Boethius was most well-known for three major works--the first was his translation, which was never completed, of Aristotle's works from Greek to Latin. Even though it was not completed, his translation provided the foundation for much of medieval philosophy. The second major accomplishment was a series of textbooks on what he called the quadrivium--music, geometry, arithmetic and astronomy--and these texts were in use for several centuries. His most well-known and widely-read work is called The Consolation of Philosophy, which he wrote in prison while waiting for his execution on false charges of heresy. The Consolation analyzes the difficulties inherent in dealing with good and evil in daily life, and such things as whether man truly has free will if God already knows what will happen to every individual.

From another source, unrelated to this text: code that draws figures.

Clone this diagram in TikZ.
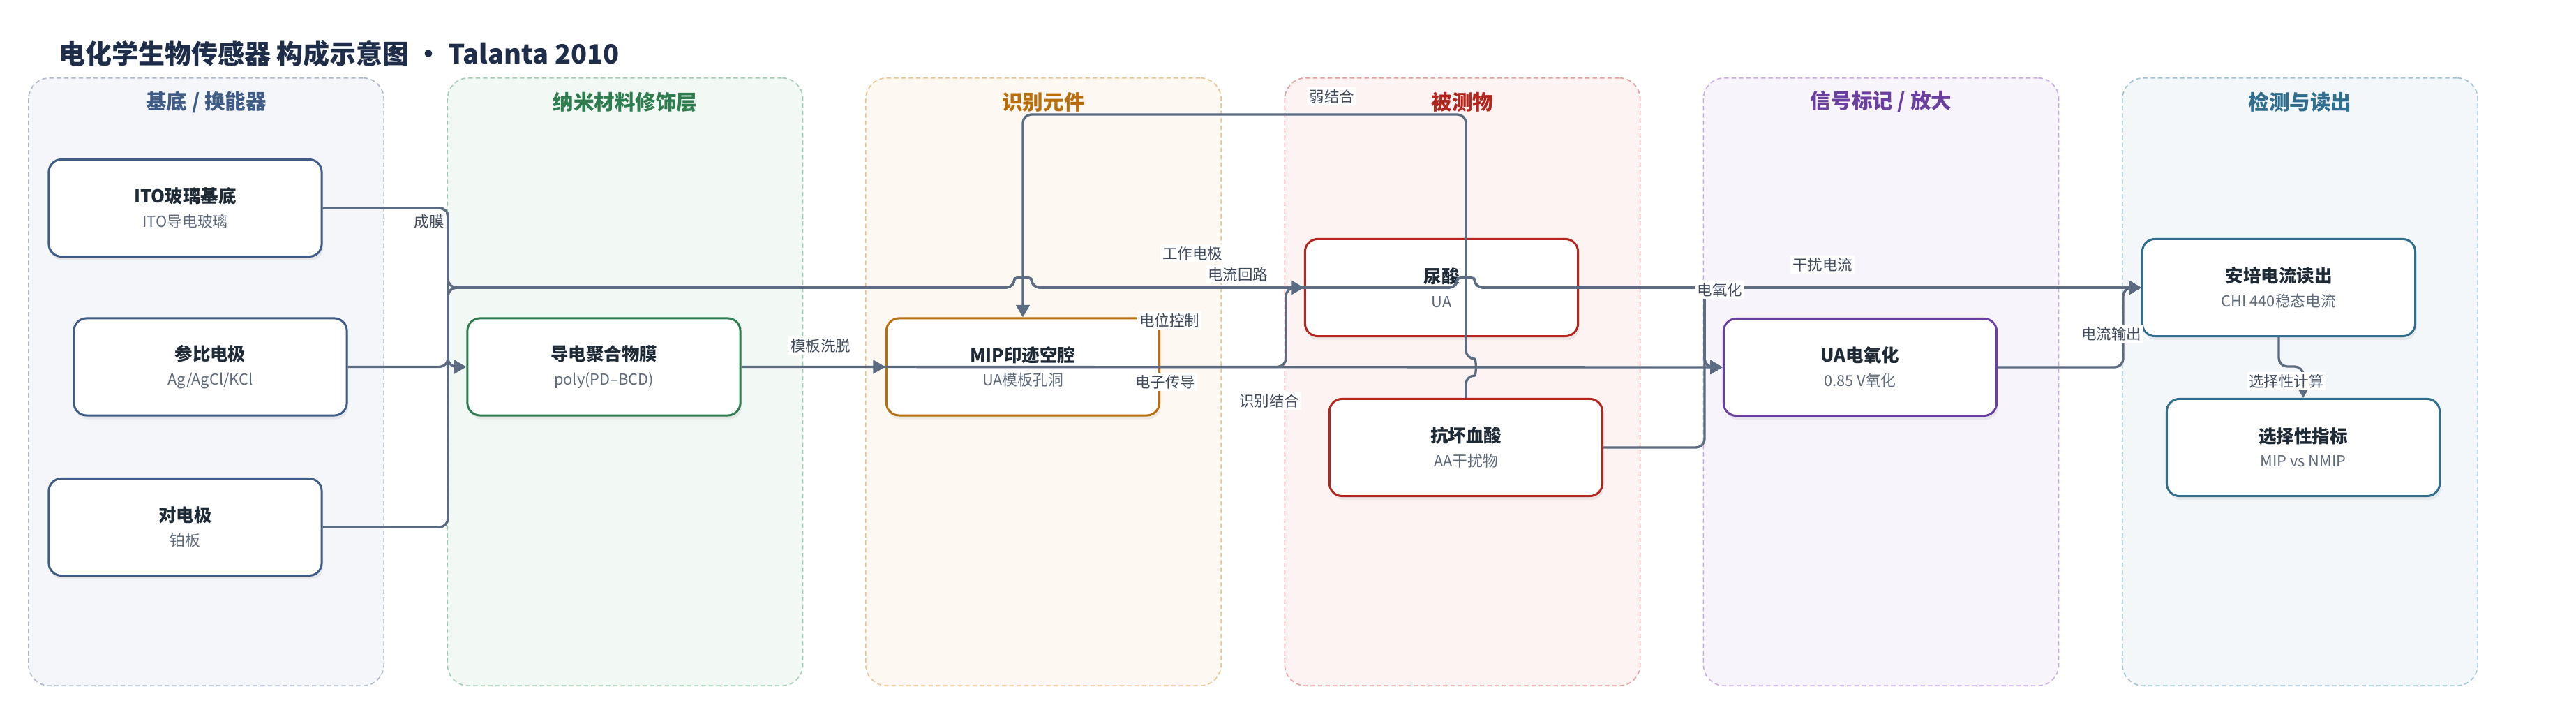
\documentclass[tikz,border=0pt]{standalone}
\usepackage{fontspec}
\setmainfont{Noto Sans CJK SC}
\usetikzlibrary{arrows.meta,shadows}

\definecolor{ink}{HTML}{1F2A37}
\definecolor{titleink}{HTML}{1E2D4A}
\definecolor{subink}{HTML}{5F6B7B}
\definecolor{wire}{HTML}{5B6B82}
\definecolor{lblink}{HTML}{3F4A5C}
\definecolor{laneA}{HTML}{3E5C85}
\definecolor{laneAf}{HTML}{F5F6FA}
\definecolor{laneAd}{HTML}{AEB9CC}
\definecolor{laneB}{HTML}{2E7D4F}
\definecolor{laneBf}{HTML}{F2F8F4}
\definecolor{laneBd}{HTML}{A3CDB3}
\definecolor{laneC}{HTML}{B86E0A}
\definecolor{laneCf}{HTML}{FDF8F1}
\definecolor{laneCd}{HTML}{E8C48E}
\definecolor{laneD}{HTML}{B3261E}
\definecolor{laneDf}{HTML}{FDF3F3}
\definecolor{laneDd}{HTML}{E59C9C}
\definecolor{laneE}{HTML}{6B3FA0}
\definecolor{laneEf}{HTML}{F7F4FB}
\definecolor{laneEd}{HTML}{C9ACE3}
\definecolor{laneF}{HTML}{2F6E8E}
\definecolor{laneFf}{HTML}{F3F7F9}
\definecolor{laneFd}{HTML}{9FC3D3}

\newcommand{\boxtext}[2]{{\bfseries\color{ink}#1}\\{\fontsize{6.2}{9.8}\selectfont\color{subink}#2}}
\newcommand{\hoph}[2]{-- ({#1-12},#2) .. controls ({#1-12},{#2-15}) and ({#1+12},{#2-15}) .. ({#1+12},#2)}
\newcommand{\hopv}[2]{-- (#1,{#2+12}) .. controls ({#1+15},{#2+12}) and ({#1+15},{#2-12}) .. (#1,{#2-12})}

\begin{document}
\begin{tikzpicture}[x=0.01cm,y=-0.01cm,>={Triangle[length=5pt,width=5.6pt]},
    lane/.style={shape=rectangle,rounded corners=0.3cm,line width=0.45pt,dash pattern=on 1.8pt off 1.2pt,minimum width=5.09cm,minimum height=8.7cm},
    lanetitle/.style={font=\fontsize{8.4}{10}\selectfont\bfseries},
    ubox/.style={shape=rectangle,rounded corners=0.18cm,line width=0.85pt,fill=white,minimum width=3.91cm,minimum height=1.39cm,align=center,
        font=\fontsize{7.25}{9.8}\selectfont,drop shadow={shadow xshift=0.6pt,shadow yshift=-1.6pt,opacity=0.12}},
    flow/.style={->,draw=wire,line width=0.95pt,rounded corners=3.5pt},
    elabel/.style={fill=white,inner sep=0.8pt,text=lblink,font=\fontsize{6.1}{7}\selectfont}]
                \path[use as bounding box,fill=white](0, 0) rectangle (3692, 1007);
                \node[anchor=west,font=\fontsize{10.8}{13}\selectfont\bfseries,text=titleink](title)at(72, 77){电化学生物传感器 构成示意图 · Talanta 2010};

                \node[lane,draw=laneAd,fill=laneAf](laneA)at(295.5, 547){};
                \node[lane,draw=laneBd,fill=laneBf](laneB)at(896, 547){};
                \node[lane,draw=laneCd,fill=laneCf](laneC)at(1495.5, 547){};
                \node[lane,draw=laneDd,fill=laneDf](laneD)at(2096, 547){};
                \node[lane,draw=laneEd,fill=laneEf](laneE)at(2696, 547){};
                \node[lane,draw=laneFd,fill=laneFf](laneF)at(3296.5, 547){};
                \node[lanetitle,text=laneA](laneAt)at(295.5, 146){基底 / 换能器};
                \node[lanetitle,text=laneB](laneBt)at(896, 146){纳米材料修饰层};
                \node[lanetitle,text=laneC](laneCt)at(1495.5, 146){识别元件};
                \node[lanetitle,text=laneD](laneDt)at(2096, 146){被测物};
                \node[lanetitle,text=laneE](laneEt)at(2696, 146){信号标记 / 放大};
                \node[lanetitle,text=laneF](laneFt)at(3296.5, 146){检测与读出};

                \node[ubox,draw=laneA](ito)at(265.5, 298){\boxtext{ITO玻璃基底}{ITO导电玻璃}};
                \node[ubox,draw=laneA](ref)at(301.5, 525.5){\boxtext{参比电极}{Ag/AgCl/KCl}};
                \node[ubox,draw=laneA](ctr)at(265.5, 755){\boxtext{对电极}{铂板}};
                \node[ubox,draw=laneB](poly)at(865.5, 525.5){\boxtext{导电聚合物膜}{poly(PD–BCD)}};
                \node[ubox,draw=laneC](mip)at(1466, 525.5){\boxtext{MIP印迹空腔}{UA模板孔洞}};
                \node[ubox,draw=laneD](uric)at(2066, 412){\boxtext{尿酸}{UA}};
                \node[ubox,draw=laneD](asc)at(2101, 641){\boxtext{抗坏血酸}{AA干扰物}};
                \node[ubox,draw=laneE](uaox)at(2666, 526){\boxtext{UA电氧化}{0.85 V氧化}};
                \node[ubox,draw=laneF](amp)at(3266, 412){\boxtext{安培电流读出}{CHI 440稳态电流}};
                \node[ubox,draw=laneF](sel)at(3301, 641){\boxtext{选择性指标}{MIP vs NMIP}};

                \draw[flow](ito.east) -| (642, 525.5) -- (poly.west);
                \draw[flow](poly.east) -- (mip.west);
                \draw[flow](ito.east) -| (642, 412) \hoph{1466}{412} \hoph{2101}{412} -- (amp.west);
                \draw[flow](ctr.east) -| (642, 412) \hoph{1466}{412} \hoph{2101}{412} -- (amp.west);
                \draw[flow](ref.east) -| (642, 412) \hoph{1466}{412} \hoph{2101}{412} -- (2443, 412) |- (uaox.west);
                \draw[flow](poly.east) -- (uaox.west);
                \draw[flow](mip.east) -- (1843, 525.5) |- (uric.west);
                \draw[flow](asc.north) \hopv{2101}{526} -- (2101, 164) -| (mip.north);
                \draw[flow](uric.east) -- (2443, 412) |- (uaox.west);
                \draw[flow](asc.east) -- (2443, 641) |- (amp.west);
                \draw[flow](uaox.east) -- (3043, 526) |- (amp.west);
                \draw[flow](amp.south) -- ++(0, 42) -| (sel.north);

                \node[elabel](lFilm)at(615, 317){成膜};
                \node[elabel](lWash)at(1176, 495){模板洗脱};
                \node[elabel](lWork)at(1709, 363){工作电极};
                \node[elabel](lLoop)at(1774, 393){电流回路};
                \node[elabel](lPot)at(1676, 459){电位控制};
                \node[elabel](lCond)at(1670, 547){电子传导};
                \node[elabel](lRec)at(1819, 574){识别结合};
                \node[elabel](lWeak)at(1909, 138){弱结合};
                \node[elabel](lOx)at(2465, 415){电氧化};
                \node[elabel](lInt)at(2612, 379){干扰电流};
                \node[elabel](lOut)at(3026, 478){电流输出};
                \node[elabel](lSel)at(3277, 546){选择性计算};
\end{tikzpicture}
\end{document}
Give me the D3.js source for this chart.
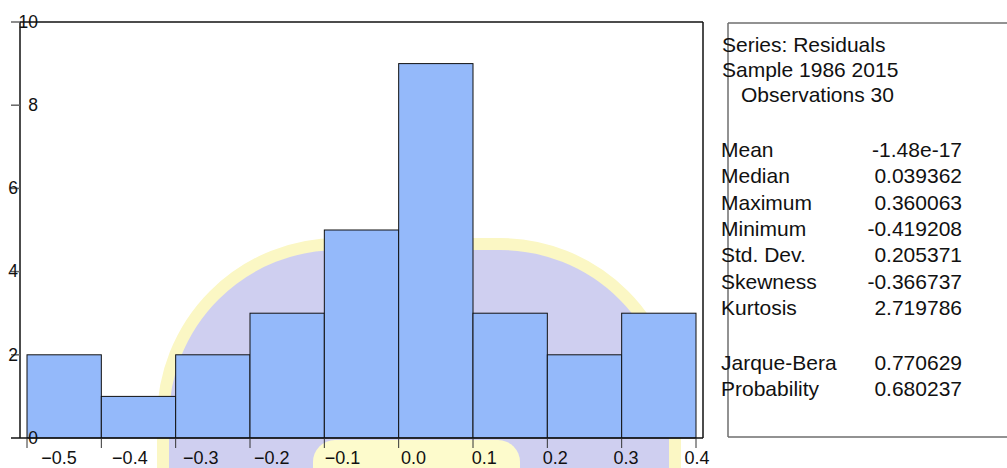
<!DOCTYPE html>
<html>
<head>
<meta charset="utf-8">
<script src="https://cdn.jsdelivr.net/npm/d3@7"></script>
<style>
  html, body { margin: 0; padding: 0; background: #fff; }
  #chart { width: 1007px; height: 468px; overflow: hidden; }
</style>
</head>
<body>
<div id="chart"></div>
<script>
// histogram of residuals
const binStarts = [-0.5, -0.4, -0.3, -0.2, -0.1, 0.0, 0.1, 0.2, 0.3];
const binWidth = 0.1;
const counts = [2, 1, 2, 3, 5, 9, 3, 2, 3];
const xTicks = [-0.5, -0.4, -0.3, -0.2, -0.1, 0.0, 0.1, 0.2, 0.3, 0.4];
const yTicks = [0, 2, 4, 6, 8, 10];

const headerLines = ["Series: Residuals", "Sample 1986 2015", "Observations 30"];
const statNames = ["Mean", "Median", "Maximum", "Minimum", "Std. Dev.", "Skewness", "Kurtosis"];
const statValues = ["-1.48e-17", "0.039362", "0.360063", "-0.419208", "0.205371", "-0.366737", "2.719786"];
const testNames = ["Jarque-Bera", "Probability"];
const testValues = ["0.770629", "0.680237"];

const width = 1007, height = 468;
const font = "'Liberation Sans', Arial, sans-serif";

const svg = d3.create("svg")
    .attr("width", width)
    .attr("height", height)
    .attr("style", `font-family: ${font};`);

// faint logo watermark behind the plot
const wm = svg.append("g");
wm.append("rect")
    .attr("x", 163).attr("y", 244)
    .attr("width", 512).attr("height", 420)
    .attr("rx", 175)
    .attr("fill", "#cfcff0")
    .attr("stroke", "#fbf7c4")
    .attr("stroke-width", 12);
wm.append("rect")
    .attr("x", 313).attr("y", 440)
    .attr("width", 207).attr("height", 60)
    .attr("rx", 22)
    .attr("fill", "#fdfbcc");

const x = d3.scaleLinear().domain([-0.5, 0.4]).range([27, 696]);
const xLabel = d3.scaleLinear().domain([-0.5, 0.4]).range([59, 697]);
const y = d3.scaleLinear().domain([0, 10]).range([438, 22]);

const frameRight = 703, axisLeft = 20;

// bars
svg.append("g")
    .selectAll("rect")
    .data(binStarts)
    .join("rect")
    .attr("x", d => x(d))
    .attr("y", (d, i) => y(counts[i]))
    .attr("width", d => x(d + binWidth) - x(d))
    .attr("height", (d, i) => y(0) - y(counts[i]))
    .attr("fill", "#94b9fa")
    .attr("stroke", "#111")
    .attr("stroke-width", 1);

// frame
const frame = svg.append("g").attr("stroke", "#111").attr("stroke-width", 1.5);
frame.append("line").attr("x1", axisLeft).attr("x2", frameRight).attr("y1", y(10)).attr("y2", y(10));
frame.append("line").attr("x1", frameRight).attr("x2", frameRight).attr("y1", y(10)).attr("y2", y(0));
frame.append("line").attr("x1", axisLeft).attr("x2", axisLeft).attr("y1", y(10)).attr("y2", y(0));
frame.append("line").attr("x1", 11).attr("x2", frameRight).attr("y1", y(0)).attr("y2", y(0));

// y ticks
const yRightLabels = new Set([0, 8, 10]);
const yAxis = svg.append("g");
yAxis.selectAll("line")
    .data(yTicks.filter(d => d > 0))
    .join("line")
    .attr("x1", 11).attr("x2", axisLeft)
    .attr("y1", d => y(d)).attr("y2", d => y(d))
    .attr("stroke", "#666").attr("stroke-width", 1.5);
yAxis.selectAll("text")
    .data(yTicks)
    .join("text")
    .attr("x", d => yRightLabels.has(d) ? 38 : 18)
    .attr("y", d => y(d))
    .attr("dy", "0.33em")
    .attr("text-anchor", "end")
    .attr("font-size", 17.5)
    .attr("fill", "#111")
    .text(d => d);

// x ticks
const xAxis = svg.append("g");
xAxis.selectAll("line")
    .data(xTicks)
    .join("line")
    .attr("x1", d => x(d)).attr("x2", d => x(d))
    .attr("y1", y(0)).attr("y2", y(0) + 10)
    .attr("stroke", "#333").attr("stroke-width", 1);
xAxis.selectAll("text")
    .data(xTicks)
    .join("text")
    .attr("x", d => xLabel(d))
    .attr("y", 464)
    .attr("text-anchor", "middle")
    .attr("font-size", 18)
    .attr("fill", "#111")
    .text(d => d3.format(".1f")(d));

// stats panel
const box = svg.append("g").attr("stroke", "#6e6e6e").attr("stroke-width", 1.5);
box.append("line").attr("x1", 728).attr("x2", 1007).attr("y1", 23).attr("y2", 23);
box.append("line").attr("x1", 728).attr("x2", 1007).attr("y1", 437).attr("y2", 437);
box.append("line").attr("x1", 728).attr("x2", 728).attr("y1", 23).attr("y2", 437);

const panel = svg.append("g").attr("font-size", 21).attr("fill", "#111");
const headerX = [722, 722, 741];
panel.selectAll("text.hdr")
    .data(headerLines)
    .join("text")
    .attr("class", "hdr")
    .attr("x", (d, i) => headerX[i])
    .attr("y", (d, i) => 51.5 + i * 25.2)
    .text(d => d);

const rows = statNames.map((n, i) => ({name: n, value: statValues[i], y: 157 + i * 26.3}))
    .concat(testNames.map((n, i) => ({name: n, value: testValues[i], y: 370 + i * 25.5})));

panel.selectAll("text.nm")
    .data(rows)
    .join("text")
    .attr("class", "nm")
    .attr("x", 721)
    .attr("y", d => d.y)
    .text(d => d.name);

panel.selectAll("text.val")
    .data(rows)
    .join("text")
    .attr("class", "val")
    .attr("x", 962)
    .attr("y", d => d.y)
    .attr("text-anchor", "end")
    .text(d => d.value);

document.getElementById("chart").appendChild(svg.node());
</script>
</body>
</html>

The Consolation was considered so important in Western thought that it was translated into Anglo-Saxon by King Alfred, into Middle English by Chaucer and John Lydgate, and before the end of the Middle Ages, into French, Italian, and Spanish. It is still read today as a model of how a particular philosophical view of life can help one through seemingly insurmountable problems.
Boethius was a Roman statesman and philosopher. He was born in 480 and died in 524 or 525 CE. He is most famous for his philosophical works and for the fact that he is seen as a martyr for the Christian faith. He is recognized as a saint by the Catholic Church.
As a philosopher, Boethius was a bridge between earlier "pagan" philosophers and Christian thinking. He was influenced by thinkers like Plato and Aristotle and by the Stoics. At the same time, though, he was Christian and tried to combine Christian teachings with those earlier ideas to create his own system for ethical living.